**WHAT YOU NEED TO DO:** The lines to extract run from the first line of the material below to the line containing "import seaborn as sns", both included; leave the pictures behind.

**RECORDED DATA:**
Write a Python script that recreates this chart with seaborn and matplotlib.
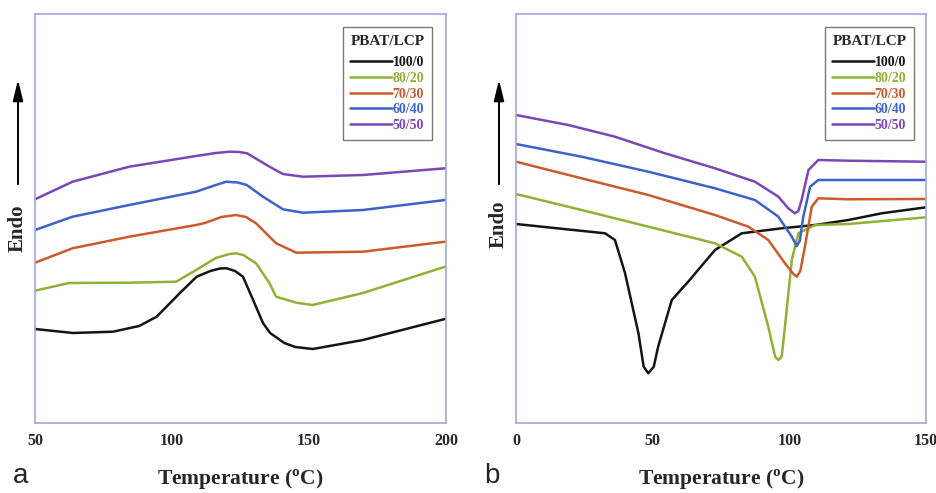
import matplotlib
matplotlib.use("Agg")
import matplotlib.pyplot as plt
from matplotlib.ticker import MultipleLocator, NullLocator
import numpy as np
import pandas as pd
import seaborn as sns

# ---------------- data ----------------
samples = ["100/0", "80/20", "70/30", "60/40", "50/50"]
colors = ["#141414", "#8fb236", "#cc5a2c", "#3d62c8", "#7c46b4"]

# Panel a (heating scan) : temperature (°C) and heat flow (a.u., endo up)
a_T_100_0 = [50, 63.9, 78.5, 88, 94.4, 102.9, 109, 114, 117.5, 120, 123, 125.9, 129.6, 133.2, 135.8, 141, 145, 151.4, 169.7, 199.6]
a_y_100_0 = [94, 90, 91.3, 97, 106.3, 130, 146.3, 152, 154.5, 154.7, 152, 146.3, 123, 100, 90, 80, 76, 74, 83, 104]
a_T_80_20 = [50, 62.4, 84.4, 101.5, 108.8, 116, 121, 123.4, 126, 130.7, 135.6, 138, 145.4, 151.3, 169.7, 199.7]
a_y_80_20 = [132.3, 140, 140.3, 141.3, 153, 165, 169, 169.7, 168, 159.7, 139.7, 126.3, 120.3, 118, 130, 156.3]
a_T_70_30 = [50, 63.7, 84.4, 108.8, 112, 118, 123.4, 127, 130.7, 138, 145.4, 169.7, 199.7]
a_y_70_30 = [160.3, 174.7, 186.3, 198, 200, 206, 208, 206, 199.7, 179.7, 170.3, 171.3, 181.3]
a_T_60_40 = [50, 63.7, 84.4, 108.8, 116, 119.8, 124, 127.3, 133.2, 140.5, 147.8, 169.7, 199.7]
a_y_60_40 = [193, 206.3, 218, 231.3, 238, 241.3, 240.5, 238, 226.3, 213.7, 210.3, 213, 223]
a_T_50_50 = [50, 63.7, 84.4, 108.8, 116, 121, 124.5, 127.4, 135.6, 140.5, 147.8, 169.7, 199.7]
a_y_50_50 = [223.7, 241.3, 256.3, 267, 270, 271.3, 271, 269.7, 256.3, 249, 246.3, 248, 254.7]

# Panel b (cooling scan)
b_T_100_0 = [0, 32.6, 36.2, 39.9, 44.8, 46.7, 48.4, 50.4, 52, 57, 63, 72.8, 82.6, 97.2, 109.4, 121.6, 133.8, 150]
b_y_100_0 = [199, 189.7, 183, 149.7, 89.7, 56.3, 49.7, 56.3, 76.3, 123, 141.3, 173, 189.7, 194.7, 198, 203, 209.7, 215.7]
b_T_80_20 = [0, 24, 48.4, 72.8, 82.6, 87.4, 92.3, 94.8, 96, 97.2, 98.4, 100.9, 103.3, 109.4, 121.6, 150]
b_y_80_20 = [229, 213, 196.3, 179.7, 166.3, 146.3, 96.3, 66.3, 63, 66.3, 96.3, 163, 189.7, 198, 199, 205.7]
b_T_70_30 = [0, 24, 48.4, 72.8, 85, 92.3, 98.4, 101.5, 102.7, 104, 105.7, 108.2, 110.6, 121.6, 150]
b_y_70_30 = [261.3, 244.7, 228, 208, 196.3, 183, 159.7, 149, 146.3, 152, 176.3, 216.3, 224.7, 223.7, 224]
b_T_60_40 = [0, 24, 48.4, 72.8, 87.4, 96, 100.9, 102.7, 103.8, 105.1, 107.6, 110.6, 121.6, 150]
b_y_60_40 = [279, 266.3, 251.3, 234.7, 223, 206.3, 186.3, 177, 182, 206.3, 236.3, 243, 243, 243]
b_T_50_50 = [0, 19.1, 36.2, 54.5, 72.8, 87.4, 96, 99.6, 102, 103.3, 104.5, 107, 110.6, 121.6, 150]
b_y_50_50 = [308, 298, 286.3, 269.7, 254.7, 241.3, 226.3, 214.7, 209.7, 212, 223, 253, 263, 262.3, 261.3]

a_xticks = [50, 100, 150, 200]
b_xticks = [0, 50, 100, 150]


def frame(Ts, ys):
    rows = []
    for s, T, y in zip(samples, Ts, ys):
        rows.append(pd.DataFrame({"T": T, "hf": y, "sample": s}))
    return pd.concat(rows, ignore_index=True)


df_a = frame([a_T_100_0, a_T_80_20, a_T_70_30, a_T_60_40, a_T_50_50],
             [a_y_100_0, a_y_80_20, a_y_70_30, a_y_60_40, a_y_50_50])
df_b = frame([b_T_100_0, b_T_80_20, b_T_70_30, b_T_60_40, b_T_50_50],
             [b_y_100_0, b_y_80_20, b_y_70_30, b_y_60_40, b_y_50_50])

# ---------------- style ----------------
sns.set_style("white")
plt.rcParams["font.family"] = ["Liberation Serif", "DejaVu Serif"]
plt.rcParams["mathtext.fontset"] = "custom"
plt.rcParams["mathtext.rm"] = "Liberation Serif"
plt.rcParams["mathtext.bf"] = "Liberation Serif:bold"

W, H = 937, 493
fig = plt.figure(figsize=(W / 100, H / 100), dpi=100)
ax_a = fig.add_axes([35 / W, 70 / H, 411 / W, 409.5 / H])
ax_b = fig.add_axes([516 / W, 70 / H, 410 / W, 409.5 / H])

spine_col = "#a3a7de"
pal = dict(zip(samples, colors))

for ax, df, xt, xlim, leg_right in [
    (ax_a, df_a, a_xticks, (50, 200), (432 - 35) / 411),
    (ax_b, df_b, b_xticks, (0, 150), (914 - 516) / 410),
]:
    sns.lineplot(data=df, x="T", y="hf", hue="sample", hue_order=samples,
                 palette=pal, ax=ax, linewidth=1.8, sort=False, estimator=None)
    ax.set_xlim(*xlim)
    ax.set_ylim(0, 409.5)
    ax.set_xticks(xt)
    ax.xaxis.set_minor_locator(MultipleLocator(5))
    ax.yaxis.set_major_locator(NullLocator())
    ax.set_ylabel("")
    for sp in ax.spines.values():
        sp.set_color(spine_col)
        sp.set_linewidth(1.2)
    ax.tick_params(axis="x", which="major", direction="in", length=6, width=1,
                   color="#9097c8", pad=7, labelsize=11.5)
    ax.tick_params(axis="x", which="minor", direction="in", length=3.5, width=0.8,
                   color="#9097c8")
    for lab in ax.get_xticklabels():
        lab.set_fontweight("bold")
    ax.set_xlabel(r"Temperature ($^{\mathbf{o}}$C)", fontsize=15.5,
                  fontweight="bold", va="center")
    ax.xaxis.set_label_coords(0.5, (423 - 480) / 409.5)

    handles, labels = ax.get_legend_handles_labels()
    leg = ax.legend(handles, labels, title="PBAT/LCP", loc="upper right",
                    bbox_to_anchor=(leg_right, (423 - 27) / 409.5),
                    borderaxespad=0, frameon=True, fancybox=False,
                    edgecolor="#7a7a7a", framealpha=1, handlelength=3.0,
                    handletextpad=0.05, labelspacing=0.2, borderpad=0.55,
                    prop={"weight": "bold", "size": 10},
                    title_fontproperties={"weight": "bold", "size": 11},
                    labelcolor="linecolor")
    leg.get_frame().set_linewidth(1.0)
    leg._legend_box.sep = 6

# Endo arrows and labels
for xpix, ycenter in [(18, 228), (499, 224)]:
    fig.add_artist(matplotlib.patches.FancyArrowPatch(
        (xpix / W, (H - 187) / H), (xpix / W, (H - 77) / H),
        transform=fig.transFigure, arrowstyle="-|>,head_width=0.22,head_length=0.9",
        mutation_scale=14, color="black", linewidth=1.4))
    fig.text(xpix / W, (H - ycenter) / H, "Endo", rotation=90, ha="center",
             va="center", fontsize=15, fontweight="bold")

# Panel letters
fig.text(13 / W, 4 / H, "a", fontsize=20, family="Liberation Sans",
         ha="left", va="bottom")
fig.text(484 / W, 4 / H, "b", fontsize=20, family="Liberation Sans",
         ha="left", va="bottom")

fig.savefig("out.png", dpi=100)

**WRITTEN RESPONSE:**
Write a Python script that recreates this chart with seaborn and matplotlib.
import matplotlib
matplotlib.use("Agg")
import matplotlib.pyplot as plt
from matplotlib.ticker import MultipleLocator, NullLocator
import numpy as np
import pandas as pd
import seaborn as sns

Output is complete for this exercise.